Most agree there’s a genetic component to BP. Studies suggest that some environmental factor causes the genes responsible for the disease to express themselves before bipolar disorder develops.
But how long before? And what kind of factors?
Countless published research papers seem to throw everything up against the wall to find what sort of things are common in people with bipolar disorder. A lot sticks, and one who studies the NIH database is tempted to say nearly everything causes BP.
A few recent studies focused on physical trauma and found some strong connections.
One study published in 2016 that received a lot of attention found that people who suffered physical abuse as a child were nearly 3 times as likely as the control group to develop bipolar disorder.
Another looked at head injuries suffered by kids between the ages of 11 and 15. This study found that such injuries resulted in deficient inhibitory control and poor attention span within one year in many of the children who experienced head injuries. A significant number went on to develop bipolar disorder.
Severe injury in childhood, especially head injury, was also found to be a precipitant to later substance abuse and suicide attempts.
I remember when I entered the psychiatric clinic at the University of Pennsylvania. An attending physician and a few residents sat with me around a large table. They peppered me with questions as they took an exhaustive medical history.
When I told them about a severe mouth injury I received when I was an 18 month-old they all perked up.
I was dancing with my brother to “Happy the Clown” when I fell and smashed my teeth on a rocking chair. My front baby teeth were driven back into my head. When they re-emerged they were shattered and dark and I had to undergo oral surgery.
My mother tells the story of being kept from the surgery room. She heard my screams down the hall as the doctors removed the teeth and repaired the sockets.
Only it didn’t work. My mouth became severely infected and another surgery followed.
To let you know how different things were in the mid-1960s, the surgeon sat with my parents and said, “every doctor has his bad results. George is mine.” Malpractice wasn’t a thing back then.
I remember growing up with no front teeth. Mom had to cut the corn from the cob for me in the summer, and I’m smiling wide and toothless in my elementary school pictures. I had spacers and root canals before I ended up with a full, albeit crooked, set of teeth.

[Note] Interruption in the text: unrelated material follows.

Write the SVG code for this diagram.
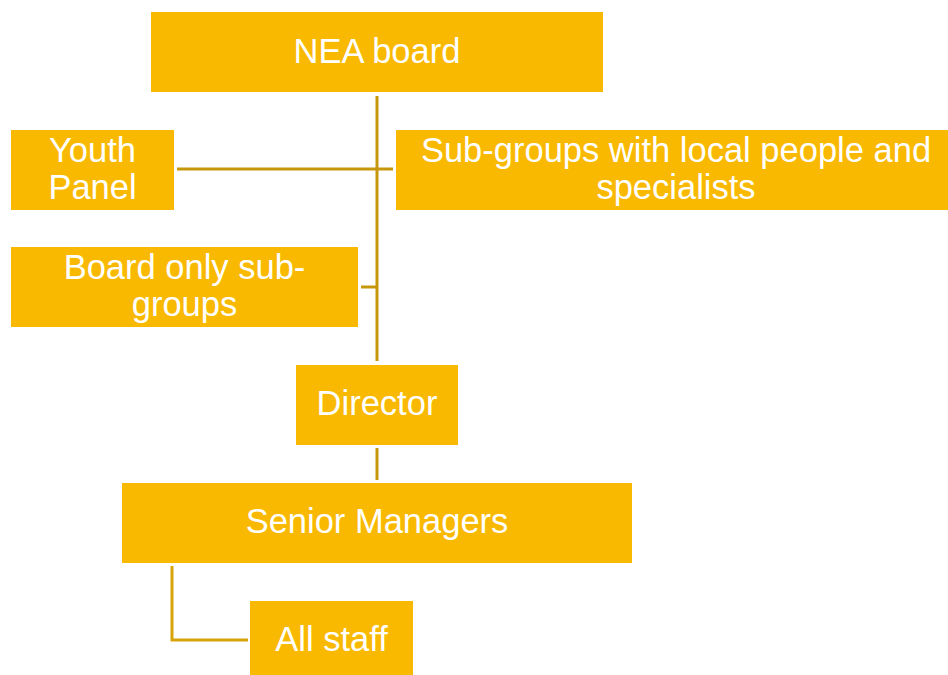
<svg xmlns="http://www.w3.org/2000/svg" width="948" height="675" viewBox="0 0 948 675">
<style>
.box{fill:#F9B900;}
.t{font-family:"Liberation Sans","Arial",sans-serif;font-size:34.5px;fill:#FFFFFF;text-anchor:middle;}
.c{stroke:#C8960C;stroke-width:3;fill:none;}
</style>
<rect width="948" height="675" fill="#FFFFFF"/>
<g id="connectors">
<line class="c" x1="377" y1="96" x2="377" y2="361"/>
<line class="c" x1="177" y1="169" x2="393" y2="169"/>
<line class="c" x1="361" y1="287" x2="377" y2="287"/>
<line class="c" x1="377" y1="448" x2="377" y2="480"/>
<polyline class="c" points="172,566 172,640 248,640" style="stroke:#D9A30A"/>
</g>
<g id="nea-board"><rect class="box" x="151" y="12" width="452" height="80"/><text class="t" x="377" y="63">NEA board</text></g>
<g id="youth-panel"><rect class="box" x="11" y="130" width="163" height="80"/><text class="t" x="92.5" y="162">Youth</text><text class="t" x="92.5" y="199">Panel</text></g>
<g id="sub-groups"><rect class="box" x="396" y="130" width="552" height="80"/><text class="t" x="676" y="162">Sub-groups with local people and</text><text class="t" x="676" y="199">specialists</text></g>
<g id="board-only"><rect class="box" x="11" y="247" width="347" height="80"/><text class="t" x="184.5" y="279">Board only sub-</text><text class="t" x="184.5" y="316">groups</text></g>
<g id="director"><rect class="box" x="296" y="365" width="162" height="80"/><text class="t" x="377" y="415">Director</text></g>
<g id="senior-managers"><rect class="box" x="122" y="483" width="510" height="80"/><text class="t" x="377" y="533">Senior Managers</text></g>
<g id="all-staff"><rect class="box" x="250" y="601" width="163" height="80"/><text class="t" x="331.5" y="651">All staff</text></g>
</svg>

Does this have anything to do with why my genetic predisposition to bipolar disorder became full blown BP? The doctors at Penn suggest it does. People with childhood physical trauma such as head injury develop BP at high enough a rate that researchers believe they may be causal factors.
This could be important as it gives doctors and families a reason to carefully monitor a child in the years following physical trauma in order to discover the emergence of mental illness or any other related condition. Early intervention may be possible, thus improving the child’s or the young adult’s prognosis.
That rocking chair stayed in the family for years. I remember seeing it at my uncle’s house. The imprint of my tiny little teeth was still on the seat. The chair’s gone now, but I wish I still had it. One clumsy moment and that chair may have led to all these years of struggle with bipolar disorder.